UPDATE: A reader emails:

Please don’t quote me or my firm by name on this, but that post and the comments are sadly typical for Above the Law and a few similar lawyer-related blogs. The multiple references to the jobs not being worthy of students at law schools “ranked #15” are perfectly in tune with the elitist sense of entitlement expressed throughout the site and pervasive among many law students and young lawyers. I’m a partner at one of the 10 largest firms in the US and many of my fellow partners are both amused and dismayed by both the tone and substance of many of the posts and comments on those sites.

You write frequently about a higher education bubble. Our law schools are great evidence of that as they continue to churn out untalented, over-educated, over-credentialed snobs who really can’t do anything. (Sorry, professor). It’s been quite clear for several years that law students feel that they “don’t do windows” or other tasks that they view as beneath them, which unfortunately includes most aspects of actually, you know, practicing law as a young lawyer. Now that the economy and legal market has imploded, they’re finding out exactly what their “skills” are worth.

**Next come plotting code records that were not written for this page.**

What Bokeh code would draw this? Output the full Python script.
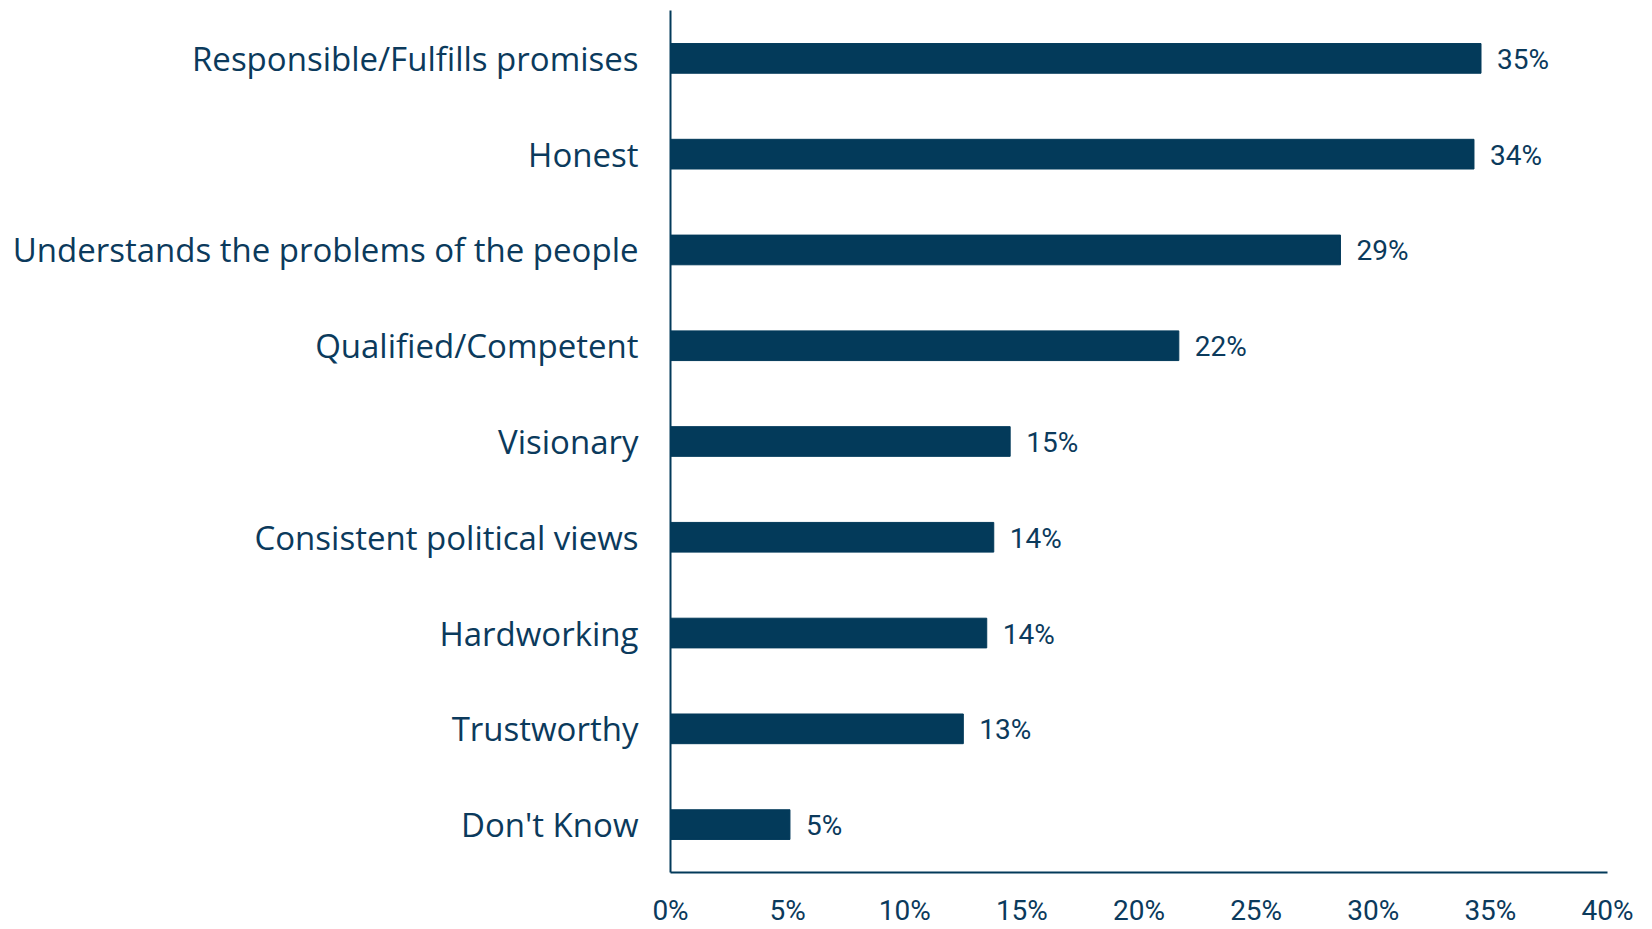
from bokeh.plotting import figure
from bokeh.models import ColumnDataSource, Range1d, FactorRange, FixedTicker, LabelSet
from bokeh.core.properties import value
from bokeh.embed import file_html
from bokeh.resources import INLINE

categories = ["Responsible/Fulfills promises", "Honest", "Understands the problems of the people",
              "Qualified/Competent", "Visionary", "Consistent political views", "Hardworking",
              "Trustworthy", "Don't Know"]
values = [34.6, 34.3, 28.6, 21.7, 14.5, 13.8, 13.5, 12.5, 5.1]
value_labels = ["35%", "34%", "29%", "22%", "15%", "14%", "14%", "13%", "5%"]
x_ticks = [0, 5, 10, 15, 20, 25, 30, 35, 40]

NAVY = "#033a5a"
TEXT = "#0b3a5c"
FONT = "Open Sans"
NUMFONT = "Roboto"

src = ColumnDataSource(dict(cat=categories, val=values, lab=value_labels))

p = figure(width=1644, height=929, output_backend="svg", toolbar_location=None,
           y_range=FactorRange(*reversed(categories), range_padding=0),
           x_range=Range1d(0, 40),
           min_border_left=670, min_border_right=37, min_border_top=10, min_border_bottom=40)

p.hbar(y="cat", right="val", left=0, height=0.31, source=src, color=NAVY)

labels = LabelSet(x="val", y="cat", text="lab", source=src, x_offset=16, y_offset=-1,
                  text_baseline="middle", text_font=value(NUMFONT), text_font_size="28px",
                  text_color=TEXT)
p.add_layout(labels)

p.outline_line_color = None
p.grid.grid_line_color = None
p.background_fill_color = "white"
p.border_fill_color = "white"

p.xaxis.ticker = FixedTicker(ticks=x_ticks)
p.xaxis.major_label_overrides = {t: f"{t}%" for t in x_ticks}
p.xaxis.major_tick_line_color = None
p.xaxis.minor_tick_line_color = None
p.xaxis.axis_line_color = NAVY
p.xaxis.axis_line_width = 2
p.xaxis.major_label_text_font = NUMFONT
p.xaxis.major_label_text_font_size = "28px"
p.xaxis.major_label_text_color = TEXT
p.xaxis.major_label_standoff = 15

p.yaxis.major_tick_line_color = None
p.yaxis.minor_tick_line_color = None
p.yaxis.axis_line_color = NAVY
p.yaxis.axis_line_width = 2
p.yaxis.major_label_text_font = FONT
p.yaxis.major_label_text_font_size = "33px"
p.yaxis.major_label_text_color = TEXT
p.yaxis.major_label_standoff = 26

open("out.html", "w").write(file_html(p, INLINE))
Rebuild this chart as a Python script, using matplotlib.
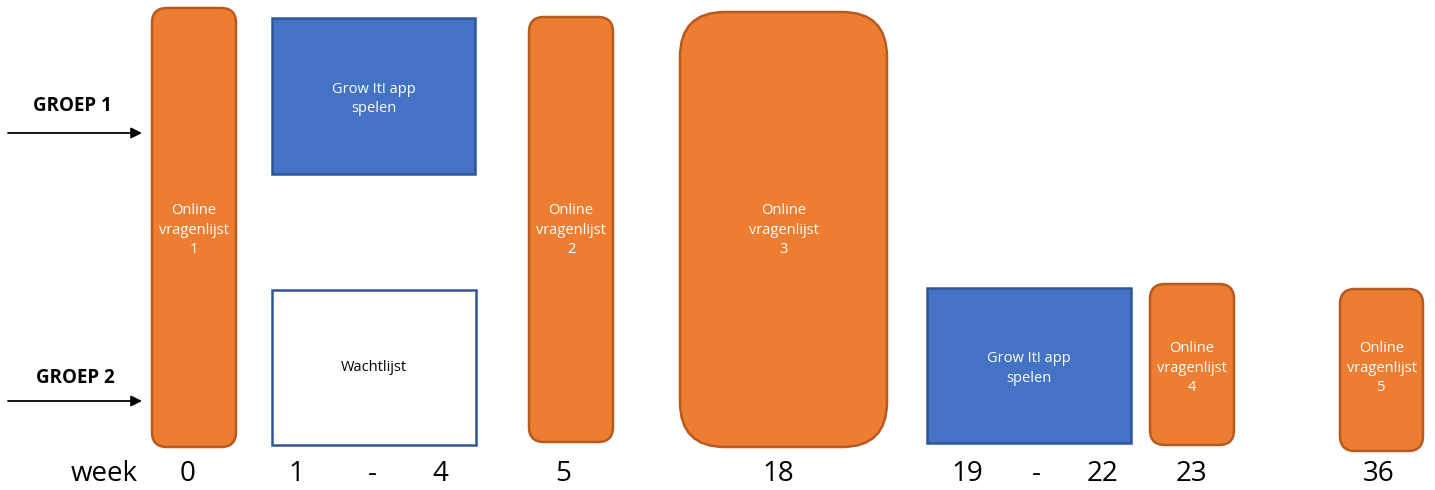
import matplotlib
matplotlib.use("Agg")
import matplotlib.pyplot as plt
from matplotlib.patches import FancyBboxPatch, Rectangle

plt.rcParams['font.family'] = ['Open Sans', 'DejaVu Sans']

# week labels along the bottom
week_labels = ["0", "1", "-", "4", "5", "18", "19", "-", "22", "23", "36"]
week_label_x = [188, 296, 372, 440, 563, 778, 967, 1036, 1103, 1191, 1379]

# questionnaire blocks (orange, rounded)
quest_labels = ["Online\nvragenlijst\n1", "Online\nvragenlijst\n2", "Online\nvragenlijst\n3",
                "Online\nvragenlijst\n4", "Online\nvragenlijst\n5"]
quest_boxes = [(152, 8, 84, 439, 15), (529, 17, 84, 425, 15), (680, 12, 207, 435, 45),
               (1150, 284, 84, 161, 15), (1340, 289, 83, 162, 15)]
quest_text_y = [230, 230, 230, 368, 368]

# activity blocks (square)
act_labels = ["Grow It! app\nspelen", "Wachtlijst", "Grow It! app\nspelen"]
act_boxes = [(272, 18, 203, 156), (272, 290, 204, 155), (927, 288, 204, 155)]
act_filled = [True, False, True]

groups = ["GROEP 1", "GROEP 2"]
group_x = [72, 75]
group_y = [106, 378]
arrow_y = [133, 401]

ORANGE = "#ED7D31"
ORANGE_EDGE = "#B85A20"
BLUE = "#4472C4"
BLUE_EDGE = "#2F5597"

fig = plt.figure(figsize=(14.35, 4.9), dpi=100)
ax = fig.add_axes([0, 0, 1, 1])
ax.set_xlim(0, 1435)
ax.set_ylim(490, 0)
ax.axis("off")

for (x, y, w, h, r), lab, ty in zip(quest_boxes, quest_labels, quest_text_y):
    ax.add_patch(FancyBboxPatch((x + r, y + r), w - 2 * r, h - 2 * r,
                                boxstyle=f"round,pad={r}", fc=ORANGE, ec=ORANGE_EDGE, lw=1.8))
    ax.text(x + w / 2, ty, lab, ha="center", va="center", color="white",
            fontsize=10.5, linespacing=1.45)

for (x, y, w, h), lab, filled in zip(act_boxes, act_labels, act_filled):
    ax.add_patch(Rectangle((x, y), w, h, fc=BLUE if filled else "white", ec=BLUE_EDGE, lw=1.8))
    ax.text(x + w / 2, y + h / 2 + 3 if filled else y + h / 2, lab, ha="center", va="center",
            color="white" if filled else "black", fontsize=10.5, linespacing=1.45)

for g, gx, gy, ay in zip(groups, group_x, group_y, arrow_y):
    ax.text(gx, gy, g, ha="center", va="center", fontsize=13.5, fontweight="bold")
    ax.annotate("", xy=(142, ay), xytext=(8, ay),
                arrowprops=dict(arrowstyle="-|>", color="black", lw=1.3,
                                mutation_scale=16, shrinkA=0, shrinkB=0))

ax.text(104, 474, "week", ha="center", va="center", fontsize=20)
for lab, x in zip(week_labels, week_label_x):
    ax.text(x, 474, lab, ha="center", va="center", fontsize=20)

fig.savefig("out.png", dpi=100)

And it used to just be Yale Law grads who were that way. . . .

ANOTHER UPDATE: Reader Chad Chandler writes:

Chad Chandler
to pundit

show details 8:49 AM (32 minutes ago)

It’s not just law school, and it’s not that new. My wife graduated with an accounting degree from Birmingham Southern College in 2000. For four years, she was assured by countless professors and administrators that her business degree from such a unique liberal arts school would giver her an advantage over her peers. She and her classmates all believed they’d graduate from school, play around town for a few weeks, and then take on the arduous task of weighing multiple job offers. When they eventually realized that they’d have to beg for jobs — jobs that didn’t start at $50K — they felt betrayed. Nowadays, tuition has gone up and graduates’ prospects have gone down. I can only imagine how disparaged the kids must feel today. I, on the other hand, graduated college with a realistic outlook on life. If there’s one thing Auburn’s business school taught me, as inadvertent and embarrassing as it must be to the administration, is that I’m not special at all. Sitting in a theater-style classroom among 300 peers, you could see your competition all around you. If you missed a class, no one called to see if you were alright. If you did poorly on a test, the professor didn’t ask if you were having trouble at home. To the university, I was nothing more than a recurring check and a social security number. I was entirely replaceable and unappreciated. In that environment, I learned perspective and self-reliance. That frame of mind transferred over to the “real world,” where I worked in post-9/11 DC at a dead-end job as a temp with other recent graduates who couldn’t understand why they were stuck in corporate purgatory. After all, they had college degrees! They were entitled to the good life!

Well, let’s hear it for large, impersonal state universities.